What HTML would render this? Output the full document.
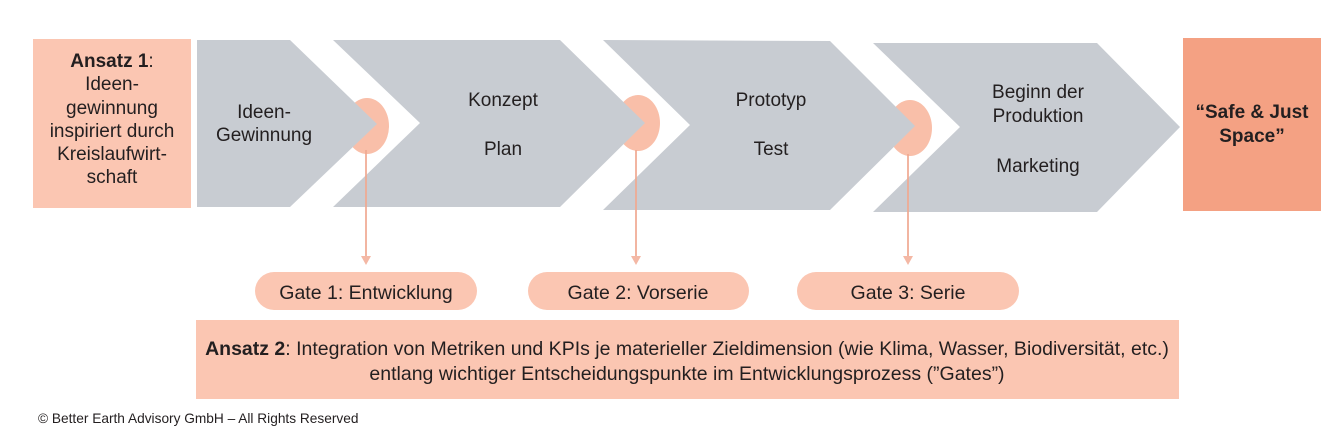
<!DOCTYPE html>
<html><head><meta charset="utf-8"><style>
html,body{margin:0;padding:0;background:#fff;width:1344px;height:432px;overflow:hidden}
svg text{font-family:"Liberation Sans",sans-serif;fill:#231f20}
</style></head><body>
<svg width="1344" height="432" viewBox="0 0 1344 432" xmlns="http://www.w3.org/2000/svg">
<rect x="33" y="39" width="158" height="169" fill="#fbc6b2"/>
<g font-size="19" text-anchor="middle">
<text x="112" y="67"><tspan font-weight="bold">Ansatz 1</tspan>:</text>
<text x="112" y="90">Ideen-</text>
<text x="112" y="114">gewinnung</text>
<text x="112" y="137">inspiriert durch</text>
<text x="112" y="160">Kreislaufwirt-</text>
<text x="112" y="183">schaft</text>
</g>
<g fill="#f9bfa9">
<ellipse cx="367" cy="126" rx="22" ry="28"/>
<ellipse cx="638" cy="123" rx="22" ry="28"/>
<ellipse cx="910" cy="128" rx="22" ry="28"/>
</g>
<g fill="#c8ccd2">
<polygon points="197,40 290,40 377,124 290,207 197,207"/>
<polygon points="333,40 560,40 645,123 560,207 333,207 420,123"/>
<polygon points="603,40 830,41 915,126 830,210 603,210 690,125"/>
<polygon points="873,43 1097,43 1180,127 1097,212 873,212 960,127"/>
</g>
<rect x="1183" y="38" width="138" height="173" fill="#f4a183"/>
<g stroke="#f0a890" stroke-width="2" stroke-opacity="0.85">
<line x1="366" y1="150" x2="366" y2="258"/>
<line x1="636" y1="150" x2="636" y2="258"/>
<line x1="908" y1="154" x2="908" y2="258"/>
</g>
<g fill="#f4b8a5">
<polygon points="361,256 371,256 366,265"/>
<polygon points="631,256 641,256 636,265"/>
<polygon points="903,256 913,256 908,265"/>
</g>
<g font-size="19" text-anchor="middle">
<text x="264" y="118">Ideen-</text>
<text x="264" y="141">Gewinnung</text>
<text x="503" y="106">Konzept</text>
<text x="503" y="155">Plan</text>
<text x="771" y="106">Prototyp</text>
<text x="771" y="155">Test</text>
<text x="1038" y="98">Beginn der</text>
<text x="1038" y="122">Produktion</text>
<text x="1038" y="172">Marketing</text>
<text x="1252" y="118" font-weight="bold">“Safe &amp; Just</text>
<text x="1252" y="142" font-weight="bold">Space”</text>
</g>
<g fill="#fbc6b2">
<rect x="255" y="272" width="222" height="38" rx="19"/>
<rect x="528" y="272" width="221" height="38" rx="19"/>
<rect x="797" y="272" width="222" height="38" rx="19"/>
<rect x="196" y="320" width="983" height="79"/>
</g>
<g font-size="19.5" text-anchor="middle">
<text x="366" y="299">Gate 1: Entwicklung</text>
<text x="638" y="299">Gate 2: Vorserie</text>
<text x="908" y="299">Gate 3: Serie</text>
<text x="687" y="355"><tspan font-weight="bold">Ansatz 2</tspan>: Integration von Metriken und KPIs je materieller Zieldimension (wie Klima, Wasser, Biodiversität, etc.)</text>
<text x="687" y="380">entlang wichtiger Entscheidungspunkte im Entwicklungsprozess (”Gates”)</text>
</g>
<text x="38" y="423" font-size="13.7">© Better Earth Advisory GmbH – All Rights Reserved</text>
</svg>
</body></html>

#####

Copy out the listing exactly as it stands, but not the pictures.

What HTML would render this? Output the full document.
<!DOCTYPE html>
<html><head><meta charset="utf-8"><style>
html,body{margin:0;padding:0;background:#fff;width:1344px;height:432px;overflow:hidden}
svg text{font-family:"Liberation Sans",sans-serif;fill:#231f20}
</style></head><body>
<svg width="1344" height="432" viewBox="0 0 1344 432" xmlns="http://www.w3.org/2000/svg">
<rect x="33" y="39" width="158" height="169" fill="#fbc6b2"/>
<g font-size="19" text-anchor="middle">
<text x="112" y="67"><tspan font-weight="bold">Ansatz 1</tspan>:</text>
<text x="112" y="90">Ideen-</text>
<text x="112" y="114">gewinnung</text>
<text x="112" y="137">inspiriert durch</text>
<text x="112" y="160">Kreislaufwirt-</text>
<text x="112" y="183">schaft</text>
</g>
<g fill="#f9bfa9">
<ellipse cx="367" cy="126" rx="22" ry="28"/>
<ellipse cx="638" cy="123" rx="22" ry="28"/>
<ellipse cx="910" cy="128" rx="22" ry="28"/>
</g>
<g fill="#c8ccd2">
<polygon points="197,40 290,40 377,124 290,207 197,207"/>
<polygon points="333,40 560,40 645,123 560,207 333,207 420,123"/>
<polygon points="603,40 830,41 915,126 830,210 603,210 690,125"/>
<polygon points="873,43 1097,43 1180,127 1097,212 873,212 960,127"/>
</g>
<rect x="1183" y="38" width="138" height="173" fill="#f4a183"/>
<g stroke="#f0a890" stroke-width="2" stroke-opacity="0.85">
<line x1="366" y1="150" x2="366" y2="258"/>
<line x1="636" y1="150" x2="636" y2="258"/>
<line x1="908" y1="154" x2="908" y2="258"/>
</g>
<g fill="#f4b8a5">
<polygon points="361,256 371,256 366,265"/>
<polygon points="631,256 641,256 636,265"/>
<polygon points="903,256 913,256 908,265"/>
</g>
<g font-size="19" text-anchor="middle">
<text x="264" y="118">Ideen-</text>
<text x="264" y="141">Gewinnung</text>
<text x="503" y="106">Konzept</text>
<text x="503" y="155">Plan</text>
<text x="771" y="106">Prototyp</text>
<text x="771" y="155">Test</text>
<text x="1038" y="98">Beginn der</text>
<text x="1038" y="122">Produktion</text>
<text x="1038" y="172">Marketing</text>
<text x="1252" y="118" font-weight="bold">“Safe &amp; Just</text>
<text x="1252" y="142" font-weight="bold">Space”</text>
</g>
<g fill="#fbc6b2">
<rect x="255" y="272" width="222" height="38" rx="19"/>
<rect x="528" y="272" width="221" height="38" rx="19"/>
<rect x="797" y="272" width="222" height="38" rx="19"/>
<rect x="196" y="320" width="983" height="79"/>
</g>
<g font-size="19.5" text-anchor="middle">
<text x="366" y="299">Gate 1: Entwicklung</text>
<text x="638" y="299">Gate 2: Vorserie</text>
<text x="908" y="299">Gate 3: Serie</text>
<text x="687" y="355"><tspan font-weight="bold">Ansatz 2</tspan>: Integration von Metriken und KPIs je materieller Zieldimension (wie Klima, Wasser, Biodiversität, etc.)</text>
<text x="687" y="380">entlang wichtiger Entscheidungspunkte im Entwicklungsprozess (”Gates”)</text>
</g>
<text x="38" y="423" font-size="13.7">© Better Earth Advisory GmbH – All Rights Reserved</text>
</svg>
</body></html>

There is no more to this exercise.